I did a lot of Playing with ECN2 films many years ago, and I also occasionally shoot my home movies on 16mm colour neg, and have them "workprinted" by a small lab in Toronto.
The movie Negative is lower in contrast and saturation than film intended to make still camera prints. The old traditional process had the Camera Negative printed to a master positive (lab film) then to several Printing Negatives, and finaly to the release print. Anyone who has copied slides knows that you tend to pick up contrast at each stage so they start with a lower contrast original to make it easier to control.
Most films these days use the Digital Intermediate process where the negative is scanned and a new negative is made to print from after the film is edited in the computer. Both Kodak and Fuji make a special stock for this.
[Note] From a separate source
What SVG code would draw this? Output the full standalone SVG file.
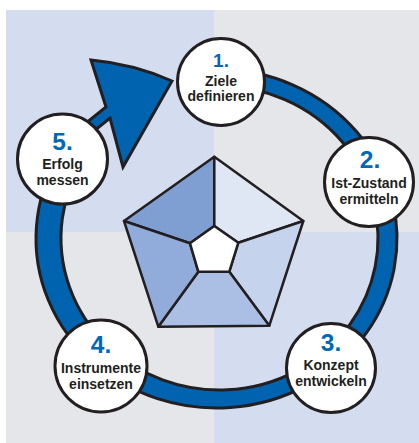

Most of teh current NEGATIVE stocks have the rem-jet. both Fuji and Kodak. when agfa made negative stocks they also used it. In a motion Picture processor, (or a Kodachrome machine) it is removed as the first step. You can leave it for home processing although you have to filter any solution you want to re-use and be careful to not get it on the emulsion side of the film.
Current print stocks have gotten away from the rem-jet as that eliminates a wash step, and water is hard to come by in Southern California where many film labs are located. for the same reason soundtracks are now Cyan, and every theater had to switch to newer sound heads that use a red laser or LED light source. The newer Digital tracks are also cyan.
All Kodak film production is now under entertainment imaging _ which changed its name again last time I heard. (the the Cash Cow division?) this is why they can afford to do things like use Vision Technology in the Ektar film.
AGFA still makes 35mm Movie PRINT film and sells it in some markets, the last time this topic came up on Cinematography.com The Asian Market was mentioned. As the figures earlier in the thread attest, even a small market of Motion Picture prints is a lot of square feet. The Print stock is all Polyester.
Kodak does say on there web site refering to their scrap motion Picture print division "Several million pounds of film are destroyed and recycled annually." Most Theatre prints are scrapped soon after the film leaves the theatres.